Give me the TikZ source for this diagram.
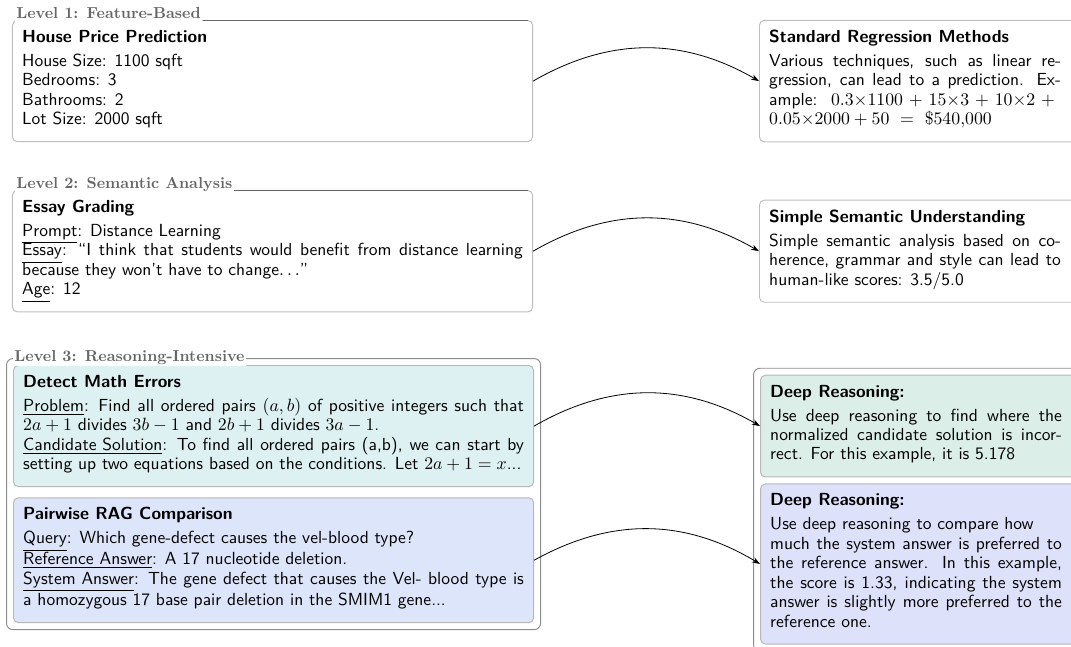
\documentclass[tikz,border=0pt]{standalone}
\usepackage{amsmath}
\usetikzlibrary{positioning,fit,arrows.meta,calc}

\definecolor{mathfill}{RGB}{221,241,243}
\definecolor{mathfillr}{RGB}{220,238,232}
\definecolor{ragfill}{RGB}{221,229,250}
\definecolor{ragfillr}{RGB}{221,225,250}
\definecolor{boxline}{RGB}{190,190,190}

\tikzset{
  card/.style={draw=boxline, line width=0.6pt, rounded corners=3pt,
    inner xsep=6pt, inner ysep=6pt, font=\fontsize{10.8}{12}\selectfont\sffamily, anchor=north west},
  lcard/.style={card, text width=309pt, align=justify,
    execute at end node={\rule[-4.5pt]{0pt}{0pt}}},
  rcard/.style={card, text width=200pt, align=justify,
    execute at begin node={\begin{minipage}[t]{180pt}},
    execute at end node={\rule[-4.5pt]{0pt}{0pt}\end{minipage}}},
  outer/.style={draw=black!45, line width=0.6pt, rounded corners=4pt, inner sep=4pt},
  level/.style={font=\fontsize{9.8}{11}\selectfont\bfseries, text=black!60, fill=white, inner sep=1pt, text depth=2pt},
  rule/.style={draw=black!60, line width=0.5pt},
  flow/.style={-{Stealth[length=5pt,width=3.5pt]}, line width=0.5pt, bend left=30},
}

\begin{document}
\begin{tikzpicture}
  \useasboundingbox (0,0) rectangle (23.23,-14.03);
  % level 1
  \node[lcard] (hpp) at (0.26,-0.434) {\textbf{House Price Prediction}\\[2.8pt]
    House Size: 1100 sqft\\
    Bedrooms: 3\\
    Bathrooms: 2\\
    Lot Size: 2000 sqft};
  \node[rcard, right=4.9cm of hpp] (srm) {\textbf{Standard Regression Methods}\\[2.8pt]
    Various techniques, such as linear re-\linebreak
    gression, can lead to a prediction. Ex-\linebreak
    ample: $0.3{\times}1100 + 15{\times}3 + 10{\times}2 +{}$\linebreak
    $0.05{\times}2000 + 50 \ = \ \$540{,}000$};
  \node[level, anchor=base west] (lv1) at ([xshift=1.5pt,yshift=1pt]hpp.north west) {Level 1: Feature-Based};
  \draw[rule] (lv1.east |- hpp.north) -- ([xshift=-3pt]hpp.north east);
  \draw[flow] (hpp.east) to (srm.west);

  % level 2
  \node[lcard] (essay) at (0.26,-4.121) {\textbf{Essay Grading}\\[2.8pt]
    \underline{Prompt}: Distance Learning\\
    \underline{Essay}: ``I think that students would benefit from distance learning\linebreak
    because they won't have to change$\ldots$''\\
    \underline{Age}: 12};
  \node[rcard, right=4.9cm of essay] (ssu) {\textbf{Simple Semantic Understanding}\\[2.8pt]
    Simple semantic analysis based on co-\linebreak
    herence, grammar and style can lead to\linebreak
    human-like scores: 3.5/5.0};
  \node[level, anchor=base west] (lv2) at ([xshift=1.5pt,yshift=1pt]essay.north west) {Level 2: Semantic Analysis};
  \draw[rule] (lv2.east |- essay.north) -- ([xshift=-3pt]essay.north east);
  \draw[flow] (essay.east) to (ssu.west);

  % level 3
  \node[lcard, fill=mathfill, draw=black!28] (dme) at (0.282,-7.917) {\textbf{Detect Math Errors}\\[2.8pt]
    \underline{Problem}: Find all ordered pairs $(a,b)$ of positive integers such that\linebreak
    $2a+1$ divides $3b-1$ and $2b+1$ divides $3a-1$.\\
    \underline{Candidate Solution}: To find all ordered pairs (a,b), we can start by\linebreak
    setting up two equations based on the conditions. Let $2a+1=x$...};
  \node[lcard, fill=ragfill, draw=black!28, below=0.22cm of dme] (rag) {\textbf{Pairwise RAG Comparison}\\[2.8pt]
    \underline{Query}: Which gene-defect causes the vel-blood type?\\
    \underline{Reference Answer}: A 17 nucleotide deletion.\\
    \underline{System Answer}: The gene defect that causes the Vel- blood type is\linebreak
    a homozygous 17 base pair deletion in the SMIM1 gene...};
  \node[rcard, fill=mathfillr, draw=black!28, right=4.9cm of dme] (dr1) {\textbf{Deep Reasoning:}\\[2.8pt]
    Use deep reasoning to find where the\linebreak
    normalized candidate solution is incor-\linebreak
    rect. For this example, it is 5.178};
  \node[rcard, fill=ragfillr, draw=black!28, below=0.13cm of dr1] (dr2) {\textbf{Deep Reasoning:}\\[2.8pt]
    Use deep reasoning to compare how\\
    much the system answer is preferred to\linebreak
    the reference answer. In this example,\linebreak
    the score is 1.33, indicating the system\linebreak
    answer is slightly more preferred to the\linebreak
    reference one.};
  \node[outer, fit=(dme) (rag)] (lv3l) {};
  \node[outer, fit=(dr1) (dr2)] (lv3r) {};
  \node[level, anchor=west] (lv3) at ([xshift=4pt,yshift=0.3pt]lv3l.north west) {Level 3: Reasoning-Intensive};
  \draw[flow] (dme.east) to (dr1.west);
  \draw[flow] (rag.east) to (dr2.west);
\end{tikzpicture}
\end{document}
......
■ TASK STATEMENT
Exclude the pictures. Write out the remaining data exactly.

■ TASK SOLUTION
Give me the TikZ source for this diagram.
\documentclass[tikz,border=0pt]{standalone}
\usepackage{amsmath}
\usetikzlibrary{positioning,fit,arrows.meta,calc}

\definecolor{mathfill}{RGB}{221,241,243}
\definecolor{mathfillr}{RGB}{220,238,232}
\definecolor{ragfill}{RGB}{221,229,250}
\definecolor{ragfillr}{RGB}{221,225,250}
\definecolor{boxline}{RGB}{190,190,190}

\tikzset{
  card/.style={draw=boxline, line width=0.6pt, rounded corners=3pt,
    inner xsep=6pt, inner ysep=6pt, font=\fontsize{10.8}{12}\selectfont\sffamily, anchor=north west},
  lcard/.style={card, text width=309pt, align=justify,
    execute at end node={\rule[-4.5pt]{0pt}{0pt}}},
  rcard/.style={card, text width=200pt, align=justify,
    execute at begin node={\begin{minipage}[t]{180pt}},
    execute at end node={\rule[-4.5pt]{0pt}{0pt}\end{minipage}}},
  outer/.style={draw=black!45, line width=0.6pt, rounded corners=4pt, inner sep=4pt},
  level/.style={font=\fontsize{9.8}{11}\selectfont\bfseries, text=black!60, fill=white, inner sep=1pt, text depth=2pt},
  rule/.style={draw=black!60, line width=0.5pt},
  flow/.style={-{Stealth[length=5pt,width=3.5pt]}, line width=0.5pt, bend left=30},
}

\begin{document}
\begin{tikzpicture}
  \useasboundingbox (0,0) rectangle (23.23,-14.03);
  % level 1
  \node[lcard] (hpp) at (0.26,-0.434) {\textbf{House Price Prediction}\\[2.8pt]
    House Size: 1100 sqft\\
    Bedrooms: 3\\
    Bathrooms: 2\\
    Lot Size: 2000 sqft};
  \node[rcard, right=4.9cm of hpp] (srm) {\textbf{Standard Regression Methods}\\[2.8pt]
    Various techniques, such as linear re-\linebreak
    gression, can lead to a prediction. Ex-\linebreak
    ample: $0.3{\times}1100 + 15{\times}3 + 10{\times}2 +{}$\linebreak
    $0.05{\times}2000 + 50 \ = \ \$540{,}000$};
  \node[level, anchor=base west] (lv1) at ([xshift=1.5pt,yshift=1pt]hpp.north west) {Level 1: Feature-Based};
  \draw[rule] (lv1.east |- hpp.north) -- ([xshift=-3pt]hpp.north east);
  \draw[flow] (hpp.east) to (srm.west);

  % level 2
  \node[lcard] (essay) at (0.26,-4.121) {\textbf{Essay Grading}\\[2.8pt]
    \underline{Prompt}: Distance Learning\\
    \underline{Essay}: ``I think that students would benefit from distance learning\linebreak
    because they won't have to change$\ldots$''\\
    \underline{Age}: 12};
  \node[rcard, right=4.9cm of essay] (ssu) {\textbf{Simple Semantic Understanding}\\[2.8pt]
    Simple semantic analysis based on co-\linebreak
    herence, grammar and style can lead to\linebreak
    human-like scores: 3.5/5.0};
  \node[level, anchor=base west] (lv2) at ([xshift=1.5pt,yshift=1pt]essay.north west) {Level 2: Semantic Analysis};
  \draw[rule] (lv2.east |- essay.north) -- ([xshift=-3pt]essay.north east);
  \draw[flow] (essay.east) to (ssu.west);

  % level 3
  \node[lcard, fill=mathfill, draw=black!28] (dme) at (0.282,-7.917) {\textbf{Detect Math Errors}\\[2.8pt]
    \underline{Problem}: Find all ordered pairs $(a,b)$ of positive integers such that\linebreak
    $2a+1$ divides $3b-1$ and $2b+1$ divides $3a-1$.\\
    \underline{Candidate Solution}: To find all ordered pairs (a,b), we can start by\linebreak
    setting up two equations based on the conditions. Let $2a+1=x$...};
  \node[lcard, fill=ragfill, draw=black!28, below=0.22cm of dme] (rag) {\textbf{Pairwise RAG Comparison}\\[2.8pt]
    \underline{Query}: Which gene-defect causes the vel-blood type?\\
    \underline{Reference Answer}: A 17 nucleotide deletion.\\
    \underline{System Answer}: The gene defect that causes the Vel- blood type is\linebreak
    a homozygous 17 base pair deletion in the SMIM1 gene...};
  \node[rcard, fill=mathfillr, draw=black!28, right=4.9cm of dme] (dr1) {\textbf{Deep Reasoning:}\\[2.8pt]
    Use deep reasoning to find where the\linebreak
    normalized candidate solution is incor-\linebreak
    rect. For this example, it is 5.178};
  \node[rcard, fill=ragfillr, draw=black!28, below=0.13cm of dr1] (dr2) {\textbf{Deep Reasoning:}\\[2.8pt]
    Use deep reasoning to compare how\\
    much the system answer is preferred to\linebreak
    the reference answer. In this example,\linebreak
    the score is 1.33, indicating the system\linebreak
    answer is slightly more preferred to the\linebreak
    reference one.};
  \node[outer, fit=(dme) (rag)] (lv3l) {};
  \node[outer, fit=(dr1) (dr2)] (lv3r) {};
  \node[level, anchor=west] (lv3) at ([xshift=4pt,yshift=0.3pt]lv3l.north west) {Level 3: Reasoning-Intensive};
  \draw[flow] (dme.east) to (dr1.west);
  \draw[flow] (rag.east) to (dr2.west);
\end{tikzpicture}
\end{document}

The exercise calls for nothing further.